New Constraints on Turbulence and Embedded Planet Mass in the HD 163296 Disk from Planet–Disk Hydrodynamic Simulations

Recent Atacama Large Millimeter and Submillimeter Array (ALMA) observations of the protoplanetary disk around the Herbig Ae star HD 163296 revealed three depleted dust gaps at 60, 100, and 160 au in the 1.3 mm continuum as well as CO depletion in the middle and outer dust gaps. However, no CO depletion was found in the inner dust gap. To examine the planet-disk interaction model, we present results of 2D two fluid (gas + dust) hydrodynamic simulations coupled with 3D radiative transfer simulations. To fit the high gas-to-dust ratio of the first gap, we find that the Shakura-Sunyaev viscosity parameter alpha must be very small (less than or similar to 10(-4)) in the inner disk. On the other hand, a relatively large alpha (similar to 7.5 x 10(-3)) is required to reproduce the dust surface density in the outer disk.

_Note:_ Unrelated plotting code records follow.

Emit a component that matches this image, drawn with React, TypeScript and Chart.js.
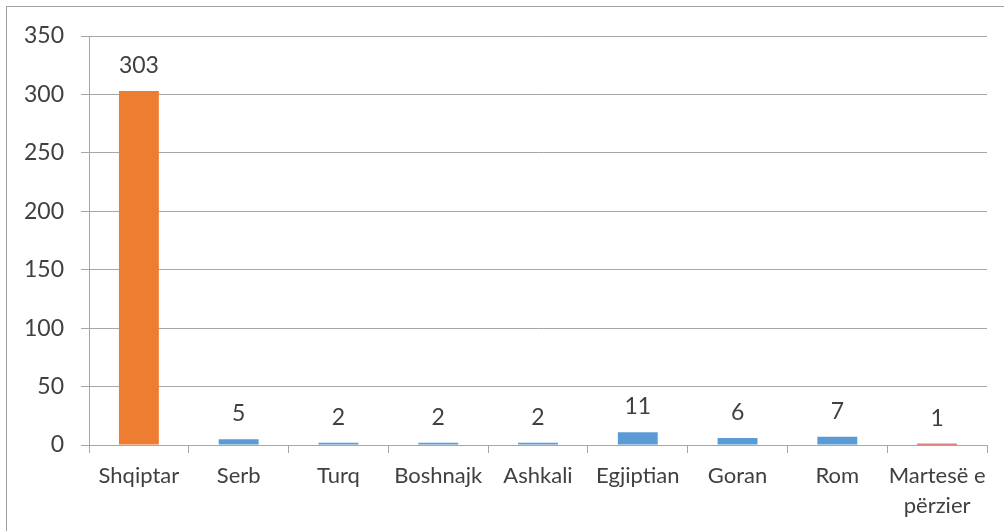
import React, { useEffect, useRef } from "react";
import { Chart, registerables } from "chart.js";

Chart.register(...registerables);

const categories: (string | string[])[] = [
  "Shqiptar",
  "Serb",
  "Turq",
  "Boshnajk",
  "Ashkali",
  "Egjiptian",
  "Goran",
  "Rom",
  ["Martesë e", "përzier"],
];
const values: number[] = [303, 5, 2, 2, 2, 11, 6, 7, 1];
const barColors: string[] = [
  "#ED7D31",
  "#5B9BD5",
  "#5B9BD5",
  "#5B9BD5",
  "#5B9BD5",
  "#5B9BD5",
  "#5B9BD5",
  "#5B9BD5",
  "#C00000",
];
const yTicks: number[] = [0, 50, 100, 150, 200, 250, 300, 350];

const FONT = "Lato, 'Open Sans', sans-serif";

const valueLabels = {
  id: "valueLabels",
  afterDatasetsDraw(chart: any) {
    const ctx = chart.ctx;
    const meta = chart.getDatasetMeta(0);
    ctx.save();
    ctx.font = `23px ${FONT}`;
    ctx.fillStyle = "#404040";
    ctx.textAlign = "center";
    ctx.textBaseline = "alphabetic";
    meta.data.forEach((bar: any, i: number) => {
      ctx.fillText(String(values[i]), bar.x, bar.y - 18);
    });
    ctx.restore();
  },
};

export default function App() {
  const ref = useRef<HTMLCanvasElement | null>(null);
  useEffect(() => {
    if (!ref.current) return;
    const chart = new Chart(ref.current, {
      type: "bar",
      data: {
        labels: categories,
        datasets: [
          {
            data: values,
            backgroundColor: barColors,
            borderWidth: 0,
            barPercentage: 0.4,
            categoryPercentage: 1,
          },
        ],
      },
      options: {
        responsive: false,
        animation: false,
        layout: { padding: { left: 0, right: 17, top: 36, bottom: 0 } },
        plugins: {
          legend: { display: false },
          tooltip: { enabled: false },
        },
        scales: {
          x: {
            offset: true,
            grid: {
              offset: true,
              drawOnChartArea: false,
              drawTicks: true,
              tickLength: 8,
              color: "#A6A6A6",
            },
            border: { display: true, color: "#A6A6A6" },
            ticks: {
              color: "#404040",
              font: { family: FONT, size: 22, lineHeight: 1.36 },
              padding: 8,
              maxRotation: 0,
              autoSkip: false,
            },
            afterFit: (scale: any) => {
              scale.height = 86;
            },
          },
          y: {
            min: 0,
            max: 350,
            afterBuildTicks: (scale: any) => {
              scale.ticks = yTicks.map((v) => ({ value: v }));
            },
            grid: {
              color: "#A6A6A6",
              tickLength: 8,
            },
            border: { display: true, color: "#A6A6A6" },
            ticks: {
              color: "#404040",
              font: { family: FONT, size: 23 },
              padding: 17,
            },
            afterFit: (scale: any) => {
              scale.width = 89;
            },
          },
        },
      },
      plugins: [valueLabels],
    });
    return () => chart.destroy();
  }, []);

  return (
    <div
      style={{
        position: "fixed",
        left: 0,
        top: 0,
        width: 1004,
        height: 531,
        background: "#fff",
        overflow: "hidden",
      }}
    >
      <div
        style={{
          position: "absolute",
          left: 6,
          top: 6,
          width: 1200,
          height: 800,
          border: "1px solid #A0A0A0",
        }}
      />
      <canvas
        ref={ref}
        width={1004}
        height={531}
        style={{ position: "absolute", left: 0, top: 0, width: 1004, height: 531 }}
      />
    </div>
  );
}
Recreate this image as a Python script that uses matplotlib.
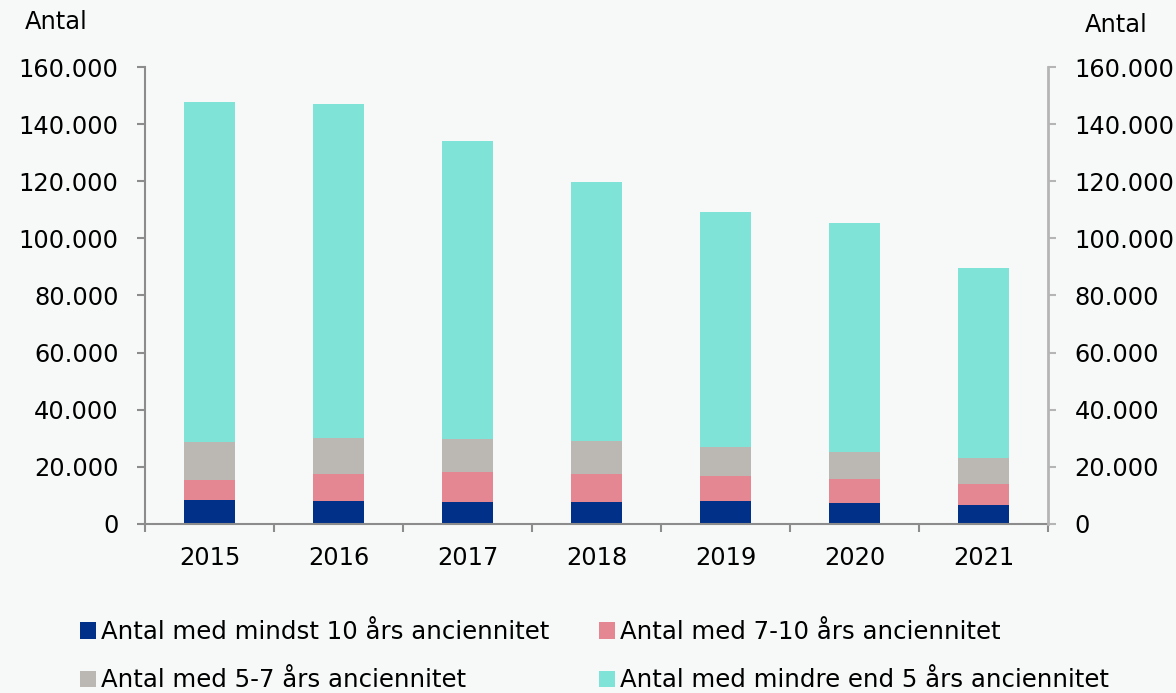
import matplotlib
matplotlib.use("Agg")
import matplotlib.pyplot as plt
import numpy as np
from matplotlib.patches import Patch
from matplotlib.ticker import FuncFormatter, FixedLocator

years = ["2015", "2016", "2017", "2018", "2019", "2020", "2021"]
min10 = [8300, 8100, 7700, 7800, 8100, 7500, 6500]
y7_10 = [7000, 9300, 10500, 9800, 8600, 8100, 7500]
y5_7 = [13300, 12700, 11700, 11500, 10400, 9600, 9000]
lt5 = [119000, 116800, 104300, 90500, 82200, 80100, 66600]

labels = ["Antal med mindst 10 års anciennitet", "Antal med 7-10 års anciennitet",
          "Antal med 5-7 års anciennitet", "Antal med mindre end 5 års anciennitet"]
colors = ["#003087", "#e48793", "#bbb8b3", "#80e3d8"]
yticks = [0, 20000, 40000, 60000, 80000, 100000, 120000, 140000, 160000]

bg = "#f7f9f9"
fs = 17.4
fig = plt.figure(figsize=(11.76, 6.93), dpi=100, facecolor=bg)
ax = fig.add_axes([0.1233, 0.2439, 0.7679, 0.6594])
ax.set_facecolor(bg)

x = np.arange(len(years))
series = [min10, y7_10, y5_7, lt5]
bottom = np.zeros(len(years))
for vals, c in zip(series, colors):
    ax.bar(x, vals, width=0.4, bottom=bottom, color=c, edgecolor="none")
    bottom += np.array(vals)

ax.set_xlim(-0.5, len(years) - 0.5)
ax.set_ylim(0, 160000)
fmt = FuncFormatter(lambda v, p: f"{int(v):,}".replace(",", "."))
ax.yaxis.set_major_locator(FixedLocator(yticks))
ax.yaxis.set_major_formatter(fmt)
ax.set_xticks(x)
ax.set_xticklabels(years)
ax.xaxis.set_minor_locator(FixedLocator(np.arange(-0.5, len(years), 1.0)))
ax.tick_params(axis="x", which="major", length=0, pad=16, labelsize=fs)
ax.tick_params(axis="x", which="minor", length=6, width=1.5, color="#8c8c8c", direction="out")
ax.tick_params(axis="y", length=6, width=1.5, color="#8c8c8c", pad=13, labelsize=fs)

for s in ["top", "right"]:
    ax.spines[s].set_visible(False)
for s in ["left", "bottom"]:
    ax.spines[s].set_color("#8c8c8c")
    ax.spines[s].set_linewidth(1.5)

ax2 = ax.twinx()
ax2.set_ylim(0, 160000)
ax2.yaxis.set_major_locator(FixedLocator(yticks))
ax2.yaxis.set_major_formatter(fmt)
ax2.tick_params(axis="y", length=6, width=1.5, color="#b5b5b5", pad=13, labelsize=fs)
for s in ["top", "left", "bottom"]:
    ax2.spines[s].set_visible(False)
ax2.spines["right"].set_color("#b5b5b5")
ax2.spines["right"].set_linewidth(2)

fig.text(25 / 1176, 1 - 22 / 693, "Antal", fontsize=fs, va="center", ha="left")
fig.text(1085 / 1176, 1 - 25 / 693, "Antal", fontsize=fs, va="center", ha="left")

handles = [Patch(facecolor=c, edgecolor="none") for c in colors]
order = [0, 2, 1, 3]
leg = fig.legend([handles[i] for i in order], [labels[i] for i in order], ncol=2,
                 loc="upper left", bbox_to_anchor=(80 / 1176, 1 - 620 / 693),
                 frameon=False, fontsize=17.6, handlelength=0.65, handleheight=0.65,
                 handletextpad=0.2, columnspacing=2.05, labelspacing=1.0,
                 borderaxespad=0, borderpad=0)

fig.savefig("out.png", dpi=100, facecolor=bg)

We interpret the variation of alpha as an indicator of the transition from an inner dead zone to the outer magnetorotational instability (MRI) active zone. Within similar to 100 au, the HD 163296 disk's ionization level is low, and non-ideal magnetohydrodynamic effects could suppress the MRI, so the disk can be largely laminar The disk's ionization level gradually increases toward larger radii, and the outermost disk (r > 300 au) becomes turbulent due to MRI. Under this condition, we find that the observed dust continuum and CO gas line emissions can be reasonably fit by three half-Jovian-mass planets (0.46, 0.46, and 0.58 M-J) at 59, 105, and 160 au, respectively.